The program is aimed at raising awareness mainly among people without disabilities and creating a better society for disabled people, based on the concept that people are disadvantaged by social barriers.

In February, about 20 students and officials of the Tokyo Metropolitan Government took part in the training program organized by Keio University in Yokohama.

The participants watched a short film depicting a world where nondisabled people face various kinds of discrimination.

It showed a nondisabled main character being prevented from getting on a bus only for wheelchair users, and facing embarrassment at a job interview.

The training program is being offered by the Disability Equality Training Forum, a nonprofit organization based in Tokyo.

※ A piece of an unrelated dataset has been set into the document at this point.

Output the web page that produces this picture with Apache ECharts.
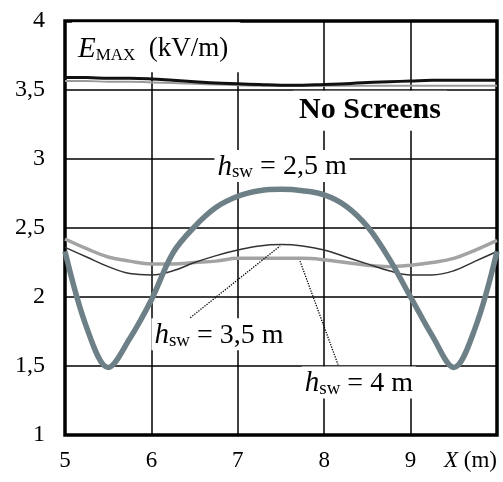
<!DOCTYPE html>
<html><head><meta charset="utf-8">
<script src="https://cdn.jsdelivr.net/npm/echarts@6/dist/echarts.min.js"></script>
<style>html,body{margin:0;padding:0;background:#fff}#c{width:503px;height:482px}</style>
</head><body><div id="c"></div>
<script>
const xs = [5,5.25,5.5,5.75,6,6.25,6.5,6.75,7,7.25,7.5,7.75,8,8.25,8.5,8.75,9,9.25,9.5,9.75,10];
const noScreensBlack = [3.59,3.59,3.585,3.585,3.58,3.57,3.56,3.55,3.545,3.54,3.535,3.535,3.54,3.545,3.555,3.56,3.565,3.57,3.57,3.57,3.57];
const noScreensGray = [3.565,3.565,3.56,3.56,3.555,3.55,3.545,3.54,3.535,3.53,3.53,3.53,3.53,3.53,3.53,3.53,3.53,3.53,3.53,3.53,3.53];
const hsw25 = [2.33,1.78,1.49,1.70,1.98,2.32,2.51,2.65,2.73,2.77,2.78,2.77,2.74,2.66,2.51,2.28,2.0,1.72,1.49,1.78,2.33];
const hsw35 = [2.36,2.29,2.22,2.17,2.16,2.19,2.25,2.30,2.34,2.37,2.38,2.37,2.34,2.29,2.24,2.19,2.16,2.16,2.19,2.26,2.33];
const hsw4  = [2.42,2.35,2.29,2.26,2.24,2.24,2.25,2.26,2.28,2.28,2.28,2.28,2.27,2.25,2.23,2.22,2.23,2.25,2.28,2.34,2.41];
const xTickLabels = ['5','6','7','8','9','{i|X} (m)'];
const pointer35 = [[6.45,1.85],[7.49,2.37]];
const pointer4 = [[7.72,2.26],[8.16,1.51]];

const SERIF = '"Liberation Serif", "Times New Roman", serif';
const pair = (ys) => xs.map((x, i) => [x, ys[i]]);

const chart = echarts.init(document.getElementById('c'), null, {renderer: 'canvas'});
const option = {
  animation: false,
  backgroundColor: '#fff',
  grid: {left: 65, right: 6, top: 21, bottom: 47, show: true, borderColor: '#000', borderWidth: 3.5, backgroundColor: 'transparent'},
  xAxis: {
    type: 'value', min: 5, max: 10, interval: 1,
    axisLine: {show: false}, axisTick: {show: false},
    splitLine: {show: true, lineStyle: {color: '#000', width: 1.5}},
    axisLabel: {
      color: '#000', fontFamily: SERIF, fontSize: 23, margin: 14,
      alignMaxLabel: 'right',
      formatter: (v) => xTickLabels[Math.round(v) - 5],
      rich: {i: {fontStyle: 'italic', fontFamily: SERIF, fontSize: 23, color: '#000'}}
    }
  },
  yAxis: {
    type: 'value', min: 1, max: 4, interval: 0.5,
    axisLine: {show: false}, axisTick: {show: false},
    splitLine: {show: true, lineStyle: {color: '#000', width: 1.5}},
    axisLabel: {color: '#000', fontFamily: SERIF, fontSize: 24, margin: 20,
      formatter: (v) => String(v).replace('.', ',')}
  },
  series: [
    {type: 'line', z: 3, data: pair(noScreensGray), symbol: 'none', smooth: 0.4, lineStyle: {color: '#9a9a9a', width: 2}},
    {type: 'line', z: 3, data: pair(noScreensBlack), symbol: 'none', smooth: 0.4, lineStyle: {color: '#111', width: 3}},
    {type: 'line', z: 3, data: pair(hsw4), symbol: 'none', smooth: 0.4, lineStyle: {color: '#a3a3a3', width: 3.5},
      markLine: {silent: true, symbol: ['none','none'], label: {show: false},
        lineStyle: {type: 'dotted', color: '#000', width: 1.3},
        data: [[{coord: pointer4[0]}, {coord: pointer4[1]}]]}},
    {type: 'line', z: 3, data: pair(hsw35), symbol: 'none', smooth: 0.4, lineStyle: {color: '#333', width: 1.5},
      markLine: {silent: true, symbol: ['none','none'], label: {show: false},
        lineStyle: {type: 'dotted', color: '#000', width: 1.3},
        data: [[{coord: pointer35[0]}, {coord: pointer35[1]}]]}},
    {type: 'line', z: 3, data: pair(hsw25), symbol: 'none', smooth: 0.35, lineStyle: {color: '#6e8087', width: 5.5}}
  ]
};
chart.setOption(option);

function hLabel(val) {
  return {
    text: '{h|h}{s|sw}{t| = ' + val + ' m}',
    rich: {
      h: {fontFamily: SERIF, fontStyle: 'italic', fontSize: 29, lineHeight: 30, fill: '#000'},
      s: {fontFamily: SERIF, fontSize: 19, lineHeight: 12, verticalAlign: 'bottom', fill: '#000'},
      t: {fontFamily: SERIF, fontSize: 28, lineHeight: 30, fill: '#000'}
    }
  };
}
const P = (x, y) => chart.convertToPixel({gridIndex: 0}, [x, y]);
function txt(pos, style, align) {
  return {type: 'text', x: pos[0], y: pos[1], z: 2,
    style: Object.assign({align: align || 'left', verticalAlign: 'middle', backgroundColor: '#fff', padding: [2, 3, 0, 3]}, style)};
}
const pE = P(5.08, 3.81), pNS = P(8.53, 3.35), p25 = P(6.73, 2.95), p35 = P(6.0, 1.73), p4 = P(7.74, 1.38);
chart.setOption({graphic: [
  txt(pE, {
    text: '{e|E}{m|MAX}{t|  (kV/m)}', padding: [12, 12, 8, 6],
    rich: {
      e: {fontFamily: SERIF, fontStyle: 'italic', fontSize: 29, lineHeight: 30, fill: '#000'},
      m: {fontFamily: SERIF, fontSize: 17, lineHeight: 12, verticalAlign: 'bottom', fill: '#000'},
      t: {fontFamily: SERIF, fontSize: 27, lineHeight: 30, fill: '#000'}
    }
  }),
  txt(pNS, {text: 'No Screens', font: 'bold 30px ' + SERIF, fill: '#000', padding: [5, 6, 5, 6]}, 'center'),
  txt(p25, hLabel('2,5')),
  txt(p35, hLabel('3,5')),
  txt(p4, hLabel('4'))
]});
</script>
</body></html>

Conventional programs have mainly focused on how to assist people with disabilities, and have therefore failed to make nondisabled people understood the issue, too, said Ryoko Yamazaki, 46, a wheelchair user who served as a moderator at the event in Yokohama.

The new program is aimed at encouraging people to “realize that disabilities disappear if people around change” their attitudes, said Yamazaki.

Stairs are barriers for wheelchair users, but the barriers disappear if ramps are set up. Likewise, barrier-free minds could help put an end to discrimination, she added.

According to the DET Forum, its training courses have been held about 60 times across Japan since 2014, with more than 1,200 participants taking part so far.

Of those, 48 people with physical or mental disabilities have received 60 hours of special training to serve as moderators for the program.

The scheme was adopted at the time of the 2012 London Olympics and Paralympics for the event’s volunteers.

According to the Tokyo Metropolitan Government, more than 90,000 volunteers are expected to be mobilized for the Tokyo Olympics.

Yasushi Nakano, a Keio University professor specializing in barrier-free issues, said, “To change society, companies need to change.”

“I would like to spread the training program to universities nationwide so that students, when they start working, can take initiatives to help end discrimination in their workplaces,” he added.